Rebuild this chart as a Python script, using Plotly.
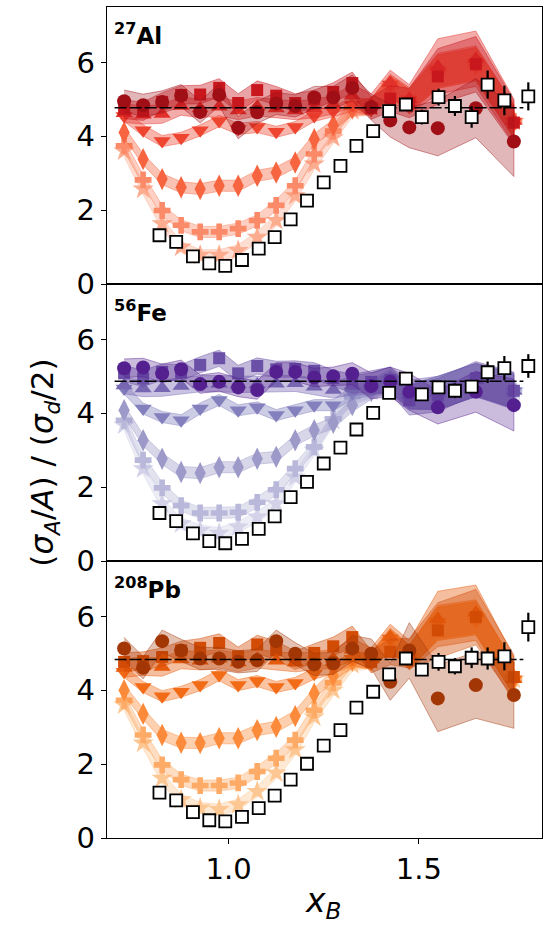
import plotly.graph_objects as go
from plotly.subplots import make_subplots

# ---------------- data ----------------
X_MODEL = [0.725, 0.775, 0.825, 0.875, 0.925, 0.975, 1.025, 1.075, 1.125, 1.175,
           1.225, 1.275, 1.325, 1.375, 1.425, 1.475, 1.55, 1.65, 1.75]
X_DATA = [0.818, 0.862, 0.906, 0.949, 0.991, 1.035, 1.079, 1.121, 1.163, 1.206,
          1.250, 1.294, 1.336, 1.380, 1.422, 1.466, 1.508, 1.552, 1.595, 1.639,
          1.681, 1.725, 1.788]

# 27Al
al_circle = [4.95, 4.84, 4.93, 5.10, 4.66, 5.12, 4.23, 4.65, 4.89, 4.82, 5.05, 5.05, 5.31, 4.79, 4.43, 4.24, 4.22, 4.76, 3.86]
al_square = [4.73, 4.68, 4.93, 5.12, 5.13, 5.31, 4.90, 5.25, 5.10, 4.90, 5.00, 5.20, 5.44, 4.76, 5.02, 4.90, 5.62, 5.95, 4.37]
al_triup = [4.62, 4.58, 4.60, 4.82, 4.75, 4.80, 4.70, 4.80, 4.75, 4.70, 4.75, 4.85, 5.10, 4.85, 5.44, 5.00, 5.89, 6.10, 4.41]
al_tridown = [4.55, 4.16, 3.87, 3.96, 4.16, 4.41, 4.20, 4.25, 4.12, 4.25, 4.55, 4.68, 4.85, 4.80, 5.40, 5.00, 5.80, 6.00, 4.40]
al_diamond = [4.10, 3.38, 2.84, 2.62, 2.57, 2.66, 2.66, 2.93, 3.02, 3.29, 3.92, 4.30, 4.75, 4.80, 5.35, 4.95, 5.75, 5.95, 4.40]
al_plus = [3.74, 2.82, 1.99, 1.59, 1.41, 1.41, 1.50, 1.72, 2.13, 2.66, 3.52, 4.14, 4.78, 4.80, 5.35, 4.95, 5.75, 5.95, 4.40]
al_star = [3.60, 2.57, 1.63, 1.00, 0.78, 0.78, 0.91, 1.27, 1.72, 2.39, 3.25, 3.96, 4.70, 4.80, 5.35, 4.95, 5.75, 5.95, 4.40]
al_data = [1.32, 1.14, 0.75, 0.56, 0.49, 0.65, 0.96, 1.27, 1.75, 2.26, 2.75, 3.20, 3.74, 4.14, 4.68, 4.86, 4.52, 5.06, 4.82, 4.52, 5.40, 4.97, 5.08]
al_data_err = [0.03, 0.03, 0.03, 0.03, 0.03, 0.03, 0.03, 0.03, 0.03, 0.03, 0.03, 0.03, 0.03, 0.03, 0.05, 0.08, 0.20, 0.23, 0.27, 0.29, 0.38, 0.40, 0.38]
al_circle_band = [0.30, 0.30, 0.30, 0.30, 0.30, 0.30, 0.30, 0.30, 0.30, 0.30, 0.30, 0.30, 0.35, 0.35, 0.45, 0.55, 0.75, 0.80, 0.95]
al_upper_band = [0.25, 0.25, 0.25, 0.25, 0.25, 0.25, 0.25, 0.25, 0.25, 0.25, 0.25, 0.25, 0.30, 0.30, 0.35, 0.40, 0.75, 0.75, 0.60]

# 56Fe
fe_circle = [5.22, 5.24, 5.08, 5.19, 4.79, 4.85, 4.70, 4.63, 5.12, 5.12, 4.97, 5.00, 5.07, 4.74, 4.85, 4.58, 4.16, 4.58, 4.22]
fe_square = [5.08, 4.94, 5.12, 5.10, 5.31, 5.49, 5.08, 5.28, 5.19, 5.20, 5.15, 4.95, 4.80, 4.85, 4.90, 4.35, 4.49, 4.95, 4.61]
fe_triup = [4.75, 4.67, 4.68, 4.74, 4.80, 4.80, 4.78, 4.78, 4.80, 4.81, 4.72, 4.63, 4.75, 4.80, 4.90, 4.50, 4.55, 4.90, 4.60]
fe_tridown = [4.67, 4.13, 3.90, 3.81, 4.13, 4.36, 4.08, 4.16, 3.95, 4.08, 4.22, 4.22, 4.55, 4.70, 4.90, 4.45, 4.55, 4.90, 4.60]
fe_diamond = [4.08, 3.27, 2.77, 2.41, 2.38, 2.54, 2.54, 2.77, 2.82, 3.27, 3.54, 3.74, 4.22, 4.60, 4.85, 4.45, 4.55, 4.90, 4.60]
fe_plus = [3.81, 2.73, 1.98, 1.50, 1.30, 1.30, 1.32, 1.59, 1.93, 2.50, 3.09, 3.85, 4.45, 4.65, 4.85, 4.45, 4.55, 4.90, 4.60]
fe_star = [3.68, 2.50, 1.55, 1.01, 0.83, 0.75, 0.92, 1.19, 1.55, 2.27, 3.00, 3.80, 4.40, 4.60, 4.85, 4.45, 4.55, 4.90, 4.60]
fe_data = [1.30, 1.08, 0.75, 0.54, 0.48, 0.60, 0.87, 1.21, 1.73, 2.14, 2.64, 3.07, 3.56, 4.01, 4.55, 4.94, 4.51, 4.70, 4.61, 4.72, 5.11, 5.22, 5.28]
fe_data_err = [0.03, 0.03, 0.03, 0.03, 0.03, 0.03, 0.03, 0.03, 0.03, 0.03, 0.03, 0.03, 0.03, 0.03, 0.05, 0.06, 0.08, 0.10, 0.20, 0.12, 0.29, 0.33, 0.32]
fe_circle_band = [0.25, 0.25, 0.25, 0.25, 0.25, 0.25, 0.25, 0.25, 0.25, 0.25, 0.25, 0.25, 0.30, 0.35, 0.40, 0.50, 0.45, 0.55, 0.70]
fe_upper_band = [0.22, 0.22, 0.22, 0.22, 0.22, 0.22, 0.22, 0.22, 0.22, 0.22, 0.22, 0.22, 0.25, 0.30, 0.35, 0.40, 0.45, 0.45, 0.50]

# 208Pb
pb_circle = [5.13, 4.61, 5.33, 5.08, 4.86, 4.86, 4.77, 4.81, 5.33, 4.99, 4.70, 4.73, 5.13, 4.99, 4.23, 5.08, 3.78, 4.14, 3.87]
pb_square = [4.77, 4.79, 4.90, 5.08, 5.15, 5.28, 4.92, 5.24, 5.08, 4.81, 5.01, 5.19, 5.44, 4.77, 5.04, 5.00, 5.62, 5.98, 4.36]
pb_triup = [4.60, 4.65, 4.63, 4.83, 4.80, 4.85, 4.75, 4.85, 4.80, 4.75, 4.80, 4.85, 5.10, 4.85, 5.44, 4.95, 5.93, 6.10, 4.30]
pb_tridown = [4.50, 4.09, 3.84, 3.96, 4.14, 4.41, 4.14, 4.25, 4.09, 4.20, 4.45, 4.60, 4.85, 4.80, 5.40, 4.90, 5.85, 6.00, 4.30]
pb_diamond = [4.00, 3.36, 2.79, 2.58, 2.57, 2.70, 2.70, 2.92, 3.01, 3.30, 3.91, 4.40, 4.80, 4.80, 5.35, 4.90, 5.80, 5.95, 4.30]
pb_plus = [3.73, 2.79, 1.98, 1.58, 1.42, 1.42, 1.49, 1.80, 2.16, 2.65, 3.46, 4.20, 4.80, 4.80, 5.35, 4.90, 5.80, 5.95, 4.30]
pb_star = [3.60, 2.57, 1.62, 1.04, 0.81, 0.77, 0.90, 1.26, 1.76, 2.39, 3.28, 4.00, 4.70, 4.80, 5.35, 4.90, 5.80, 5.95, 4.30]
pb_data = [1.23, 1.02, 0.70, 0.48, 0.45, 0.57, 0.81, 1.15, 1.58, 2.01, 2.50, 2.92, 3.53, 3.96, 4.43, 4.86, 4.56, 4.77, 4.65, 4.88, 4.86, 4.92, 5.71]
pb_data_err = [0.03, 0.03, 0.03, 0.03, 0.03, 0.03, 0.03, 0.03, 0.03, 0.03, 0.03, 0.03, 0.03, 0.03, 0.05, 0.08, 0.10, 0.24, 0.22, 0.28, 0.30, 0.38, 0.39]
pb_circle_band = [0.30, 0.30, 0.30, 0.30, 0.30, 0.30, 0.30, 0.30, 0.30, 0.30, 0.30, 0.30, 0.35, 0.40, 0.50, 0.75, 0.90, 0.90, 0.90]
pb_upper_band = [0.25, 0.25, 0.25, 0.25, 0.25, 0.25, 0.25, 0.25, 0.25, 0.25, 0.25, 0.25, 0.30, 0.30, 0.35, 0.40, 0.75, 0.75, 0.60]

LIGHT_BAND = [0.15, 0.15, 0.15, 0.15, 0.15, 0.15, 0.15, 0.15, 0.15, 0.15, 0.15, 0.15, 0.18, 0.22, 0.28, 0.32, 0.45, 0.45, 0.45]

REF_LEVEL = [4.77, 4.87, 4.83]
REF_X = [0.70, 1.775]

NUCLEI = ["<b><sup>27</sup>Al</b>", "<b><sup>56</sup>Fe</b>", "<b><sup>208</sup>Pb</b>"]
AL_COLORS = ['#a00f16', '#c8171d', '#e2302a', '#ee4530', '#f6653f', '#fb8a68', '#fcad90']
FE_COLORS = ['#54208f', '#6a50a6', '#7766b2', '#8380bd', '#9d99c8', '#b9b8da', '#d3d2e8']
PB_COLORS = ['#a33605', '#d24c06', '#e65c0e', '#f26c18', '#fb8a3a', '#fdab66', '#fdc794']

SYMBOLS = ['circle', 'square', 'triangle-up', 'triangle-down', 'diamond-tall', 'cross', 'star']
SIZES = [14, 12, 15, 15, 16, 14, 16]

panels = [
    (AL_COLORS, [al_circle, al_square, al_triup, al_tridown, al_diamond, al_plus, al_star],
     [al_circle_band, al_upper_band, al_upper_band, LIGHT_BAND, LIGHT_BAND, LIGHT_BAND, LIGHT_BAND],
     al_data, al_data_err),
    (FE_COLORS, [fe_circle, fe_square, fe_triup, fe_tridown, fe_diamond, fe_plus, fe_star],
     [fe_circle_band, fe_upper_band, fe_upper_band, LIGHT_BAND, LIGHT_BAND, LIGHT_BAND, LIGHT_BAND],
     fe_data, fe_data_err),
    (PB_COLORS, [pb_circle, pb_square, pb_triup, pb_tridown, pb_diamond, pb_plus, pb_star],
     [pb_circle_band, pb_upper_band, pb_upper_band, LIGHT_BAND, LIGHT_BAND, LIGHT_BAND, LIGHT_BAND],
     pb_data, pb_data_err),
]


def rgba(hexcol, a):
    h = hexcol.lstrip('#')
    r, g, b = int(h[0:2], 16), int(h[2:4], 16), int(h[4:6], 16)
    return f"rgba({r},{g},{b},{a})"


fig = make_subplots(rows=3, cols=1, shared_xaxes=True, vertical_spacing=0)

for row, (cols, series, bands, data, derr) in enumerate(panels, start=1):
    # lightest series first, darkest last
    for k in range(6, -1, -1):
        y = series[k]
        e = bands[k]
        upper = [v + d for v, d in zip(y, e)]
        lower = [v - d for v, d in zip(y, e)]
        alpha = 0.3 if k == 0 else 0.4
        fig.add_trace(go.Scatter(
            x=X_MODEL + X_MODEL[::-1], y=upper + lower[::-1],
            fill='toself', fillcolor=rgba(cols[k], alpha),
            line=dict(color=rgba(cols[k], 0.45), width=1),
            mode='lines', hoverinfo='skip', showlegend=False), row=row, col=1)
        fig.add_trace(go.Scatter(
            x=X_MODEL, y=y, mode='markers',
            marker=dict(symbol=SYMBOLS[k], size=SIZES[k], color=cols[k], line=dict(width=0)),
            showlegend=False), row=row, col=1)
    fig.add_trace(go.Scatter(
        x=REF_X, y=[REF_LEVEL[row - 1]] * 2, mode='lines',
        line=dict(color='black', width=1.5, dash='12px,3px'),
        showlegend=False, hoverinfo='skip'), row=row, col=1)
    fig.add_trace(go.Scatter(
        x=X_DATA, y=data, mode='markers',
        marker=dict(symbol='square', size=12, color='white', line=dict(color='black', width=1.8)),
        error_y=dict(type='data', array=derr, color='black', thickness=2.2, width=0),
        showlegend=False), row=row, col=1)
    fig.add_annotation(text=NUCLEI[row - 1], xref='x domain', yref='y domain',
                       x=0.012, y=0.965, xanchor='left', yanchor='top', showarrow=False,
                       font=dict(size=23, color='black', family='DejaVu Sans'),
                       row=row, col=1)

axis_common = dict(showline=True, mirror=True, linecolor='black', linewidth=1.3,
                   showgrid=False, zeroline=False, tickcolor='black', tickwidth=1.3,
                   ticklen=5, tickfont=dict(size=29, color='black', family='DejaVu Sans'))
for r in (1, 2, 3):
    fig.update_yaxes(range=[0, 7.5], tickvals=[0, 2, 4, 6], ticks='outside', row=r, col=1, **axis_common)
    fig.update_xaxes(range=[0.68, 1.824], tickvals=[1.0, 1.5], ticktext=['1.0', '1.5'],
                     ticks='outside' if r == 3 else '', row=r, col=1, **axis_common)

fig.add_annotation(text="(<i>σ<sub>A</sub></i>/<i>A</i>) / (<i>σ<sub>d</sub></i>/2)",
                   xref='paper', yref='paper', x=-0.1425, y=0.4516, textangle=-90,
                   xanchor='center', yanchor='middle', showarrow=False,
                   font=dict(size=31, color='black', family='DejaVu Sans'))
fig.add_annotation(text="<i>x<sub>B</sub></i>", xref='paper', yref='paper', x=0.497, y=-0.078,
                   xanchor='center', yanchor='middle', showarrow=False,
                   font=dict(size=33, color='black', family='DejaVu Sans'))

fig.update_layout(width=549, height=926, margin=dict(l=107, r=7, t=7, b=88),
                  plot_bgcolor='white', paper_bgcolor='white', showlegend=False)

fig.write_html("out.html", config={'displayModeBar': False},
               post_script="document.body.style.margin='0px';")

★ ★ ★

_Exercise directions_. Write down every line from the opening of the listing to the line with "1.681, 1.725, 1.788]", both included, and nothing else; the pictures are omitted.

_Output of the task_.
Rebuild this chart as a Python script, using Plotly.
import plotly.graph_objects as go
from plotly.subplots import make_subplots

# ---------------- data ----------------
X_MODEL = [0.725, 0.775, 0.825, 0.875, 0.925, 0.975, 1.025, 1.075, 1.125, 1.175,
           1.225, 1.275, 1.325, 1.375, 1.425, 1.475, 1.55, 1.65, 1.75]
X_DATA = [0.818, 0.862, 0.906, 0.949, 0.991, 1.035, 1.079, 1.121, 1.163, 1.206,
          1.250, 1.294, 1.336, 1.380, 1.422, 1.466, 1.508, 1.552, 1.595, 1.639,
          1.681, 1.725, 1.788]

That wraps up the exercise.